Rivers, Roads, Woods
Left: The ACE Basin ends (and begins) at sea's edge. On wild Botany Bay Island, volunteers watch over nests of loggerhead turtles
and make sure the young find their way into the surf.
"We saw what was coming, and that wasn't acceptable," recalls Charles Lane, a founding member of the task force whose family
home here dates to the mid-19th century. "The ACE Basin is loved. It's nurtured. It's full of endangered species, but man
is part of the landscape. This is our culture, our way of life."
Visitors quickly notice how the region's lived-in look fits comfortably among great swells of greenspaces, even in town. On
its northern end, in the middle of Walterboro, the Great Swamp Sanctuary sidles alongside the headwaters of the Ashepoo, one
exit off I-95. Far to the south, loggerhead turtles love the other color of the wild--black. With no lights blazing from seaside
condos, they lay their eggs at night on Botany Bay Island, one of the largest nesting areas in the state.

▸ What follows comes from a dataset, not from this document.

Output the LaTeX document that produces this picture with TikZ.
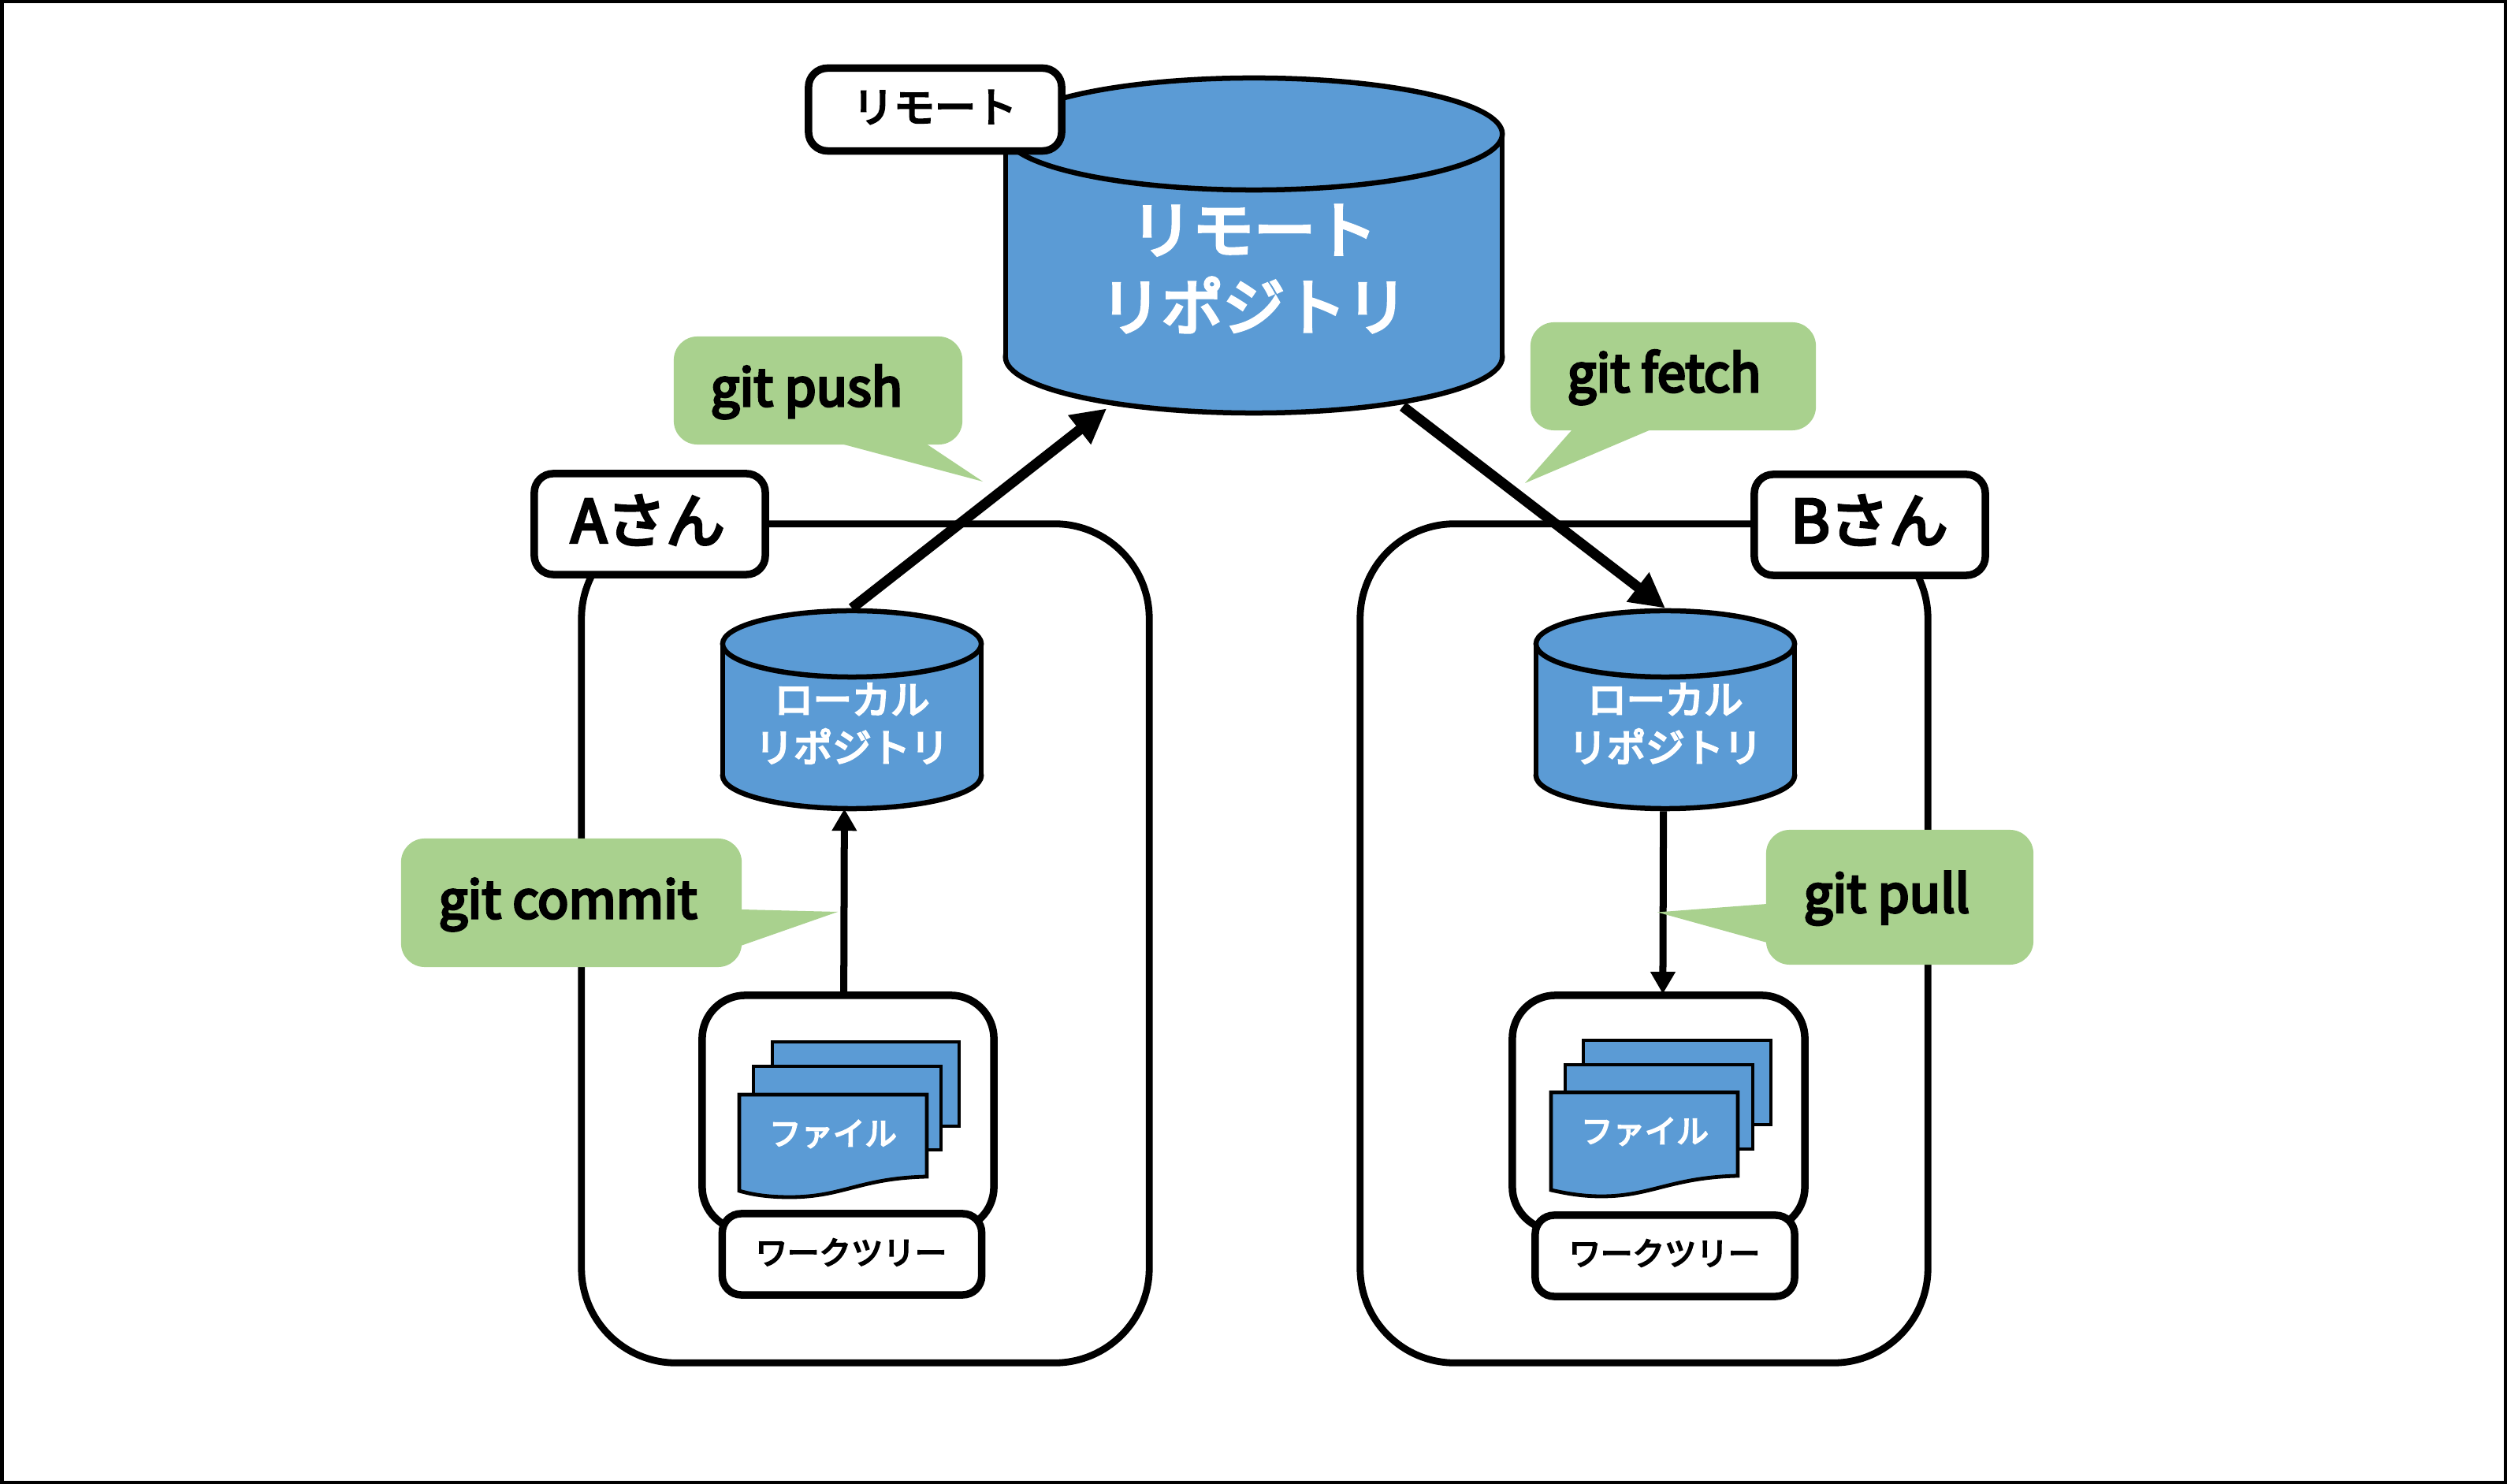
\documentclass[tikz,border=0pt]{standalone}
\usepackage{fontspec}
\usetikzlibrary{arrows.meta,shapes.geometric}
\setmainfont{Noto Sans CJK JP}[FakeBold=5]
\definecolor{repoblue}{HTML}{5B9BD5}
\definecolor{bubblegreen}{HTML}{A9D18E}
\tikzset{
  x=0.01cm,y=-0.01cm,
  personbox/.style={draw=black,fill=white,line width=0.088cm,rounded corners=1.2cm,inner sep=0},
  treebox/.style={draw=black,fill=white,line width=0.095cm,rounded corners=0.55cm,inner sep=0},
  tagbox/.style={draw=black,fill=white,line width=0.095cm,rounded corners=0.24cm,inner sep=0},
  discend/.style={ellipse,draw=black,fill=repoblue,line width=0.065cm,inner sep=0},
  bubble/.style={fill=bubblegreen,rounded corners=0.3cm,inner sep=0},
  sheet/.style={draw=black,fill=repoblue,line width=0.048cm},
  bigarrow/.style={line width=0.13cm,-{Triangle[length=0.44cm,width=0.44cm]}},
  smallarrow/.style={line width=0.09cm,-{Triangle[length=0.28cm,width=0.3cm]}},
  gitlabel/.style={font=\fontsize{18.5pt}{22pt}\selectfont,anchor=base west,inner sep=0,text=black},
  whitelabel/.style={align=center,inner sep=0,text=white},
}
\newcommand{\drawcyl}[6]{% name, cx, top cy, base cy, rx, ry (px)
  \node[discend,minimum width=#5*0.02cm,minimum height=#6*0.02cm] (#1Base) at (#2,#4) {};
  \fill[repoblue] (#2-#5,#3) rectangle (#2+#5,#4);
  \draw[line width=0.065cm] (#2-#5,#3) -- (#2-#5,#4) (#2+#5,#3) -- (#2+#5,#4);
  \node[discend,minimum width=#5*0.02cm,minimum height=#6*0.02cm] (#1Top) at (#2,#3) {};
}
\begin{document}
\begin{tikzpicture}
\useasboundingbox (0,0) rectangle (3181,1883);
\fill[white] (0,0) rectangle (3181,1883);
\draw[line width=0.05cm] (2,2) rectangle (3179,1881);

% person containers
\node[personbox,minimum width=7.2cm,minimum height=10.64cm] (personA) at (1098,1197) {};
\node[personbox,minimum width=7.2cm,minimum height=10.64cm] (personB) at (2086,1197) {};

% remote repository
\drawcyl{remote}{1591}{170}{453}{315}{71}
\node[whitelabel,font=\fontsize{22.2pt}{27.8pt}\selectfont] (remoteText) at (1591,341) {リモート\\リポジトリ};
\node[tagbox,minimum width=3.21cm,minimum height=1.05cm] (remoteTag) at (1186.5,139) {};
\node[font=\fontsize{14.8pt}{18pt}\selectfont,inner sep=0] (remoteTagText) at (1186,136) {リモート};

% tags
\node[tagbox,minimum width=2.93cm,minimum height=1.28cm] (tagA) at (824.5,665) {};
\node[font=\fontsize{21.3pt}{24pt}\selectfont,inner sep=0] (tagAText) at (822,660) {Aさん};
\node[tagbox,minimum width=2.93cm,minimum height=1.28cm] (tagB) at (2372.5,666) {};
\node[font=\fontsize{21.3pt}{24pt}\selectfont,inner sep=0] (tagBText) at (2372,660) {Bさん};

% local repositories
\drawcyl{localA}{1081}{817}{984}{164}{42}
\node[whitelabel,font=\fontsize{14pt}{17.3pt}\selectfont] (localAText) at (1081,918) {ローカル\\リポジトリ};
\drawcyl{localB}{2113}{817}{984}{164}{42}
\node[whitelabel,font=\fontsize{14pt}{17.3pt}\selectfont] (localBText) at (2113,918) {ローカル\\リポジトリ};

% work trees A
\node[treebox,minimum width=3.7cm,minimum height=2.98cm] (wtA) at (1076,1412) {};
\draw[sheet] (980,1322) rectangle (1217,1429);
\draw[sheet] (956,1353) rectangle (1194,1459);
\draw[sheet] (938,1389) -- (1176,1389) -- (1176,1493) .. controls (1090,1495) and (1070,1519) .. (1002,1519) .. controls (975,1519) and (955,1516) .. (938,1511) -- cycle;
\node[font=\fontsize{11.5pt}{13pt}\selectfont,text=white,inner sep=0] (filesAText) at (1057,1439) {ファイル};
\node[tagbox,minimum width=3.29cm,minimum height=1.03cm] (wtAtag) at (1081,1591.5) {};
\node[font=\fontsize{11.5pt}{13pt}\selectfont,inner sep=0] (wtAtagText) at (1080,1589) {ワークツリー};

% work trees B
\node[treebox,minimum width=3.71cm,minimum height=2.98cm] (wtB) at (2104.5,1412) {};
\draw[sheet] (2009,1320) rectangle (2247,1427);
\draw[sheet] (1986,1351) rectangle (2224,1458);
\draw[sheet] (1968,1386) -- (2205,1386) -- (2205,1492) .. controls (2120,1494) and (2095,1518) .. (2032,1518) .. controls (2010,1518) and (1990,1515) .. (1968,1510) -- cycle;
\node[font=\fontsize{11.5pt}{13pt}\selectfont,text=white,inner sep=0] (filesBText) at (2087,1436) {ファイル};
\node[tagbox,minimum width=3.29cm,minimum height=1.03cm] (wtBtag) at (2112.5,1593.5) {};
\node[font=\fontsize{11.5pt}{13pt}\selectfont,inner sep=0] (wtBtagText) at (2112,1590) {ワークツリー};

% connectors
\draw[bigarrow] (localATop.north) -- ([shift={(-1,5)}]remoteBase.198);
\draw[bigarrow,shorten <=0.04cm] (remoteBase.342) -- (localBTop.north);
\draw[smallarrow,shorten >=-0.03cm] (wtA.92.7) -- (localABase.258);
\draw[smallarrow,shorten >=-0.03cm] (localBBase.267.3) -- (wtB.88.6);

% speech bubbles
\node[bubble,minimum width=3.66cm,minimum height=1.37cm] (pushBubble) at (1038,495.5) {};
\fill[bubblegreen] (1067,563) -- (1247,611) -- (1175,563) -- cycle;
\node[gitlabel] (pushText) at (901,515) {git push};

\node[bubble,minimum width=3.62cm,minimum height=1.37cm] (fetchBubble) at (2123,477.5) {};
\fill[bubblegreen] (1995,545) -- (1935,613) -- (2095,545) -- cycle;
\node[gitlabel] (fetchText) at (1988,497) {git fetch};

\node[bubble,minimum width=4.32cm,minimum height=1.63cm] (commitBubble) at (725,1145.5) {};
\fill[bubblegreen] (940,1154) -- (1063,1157) -- (940,1200) -- cycle;
\node[gitlabel] (commitText) at (556,1165) {git commit};

\node[bubble,minimum width=3.39cm,minimum height=1.71cm] (pullBubble) at (2410.5,1138.5) {};
\fill[bubblegreen] (2242,1147) -- (2103,1157.5) -- (2242,1196) -- cycle;
\node[gitlabel] (pullText) at (2288,1157.5) {git pull};
\end{tikzpicture}
\end{document}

Many folks come to paddle rivers such as the Edisto, with its banks of fall-reddened cypress. Others drive the small roads
that breeze past plantations, duck into swamps and dark woodlands, and pause at country churches and crossroad stores. State
21, with pillars of live oaks lining its two lanes, gives new meaning to the words "Sunday drive." High limbs arch above the
pavement like ecclesiastical gables of a long, green nave.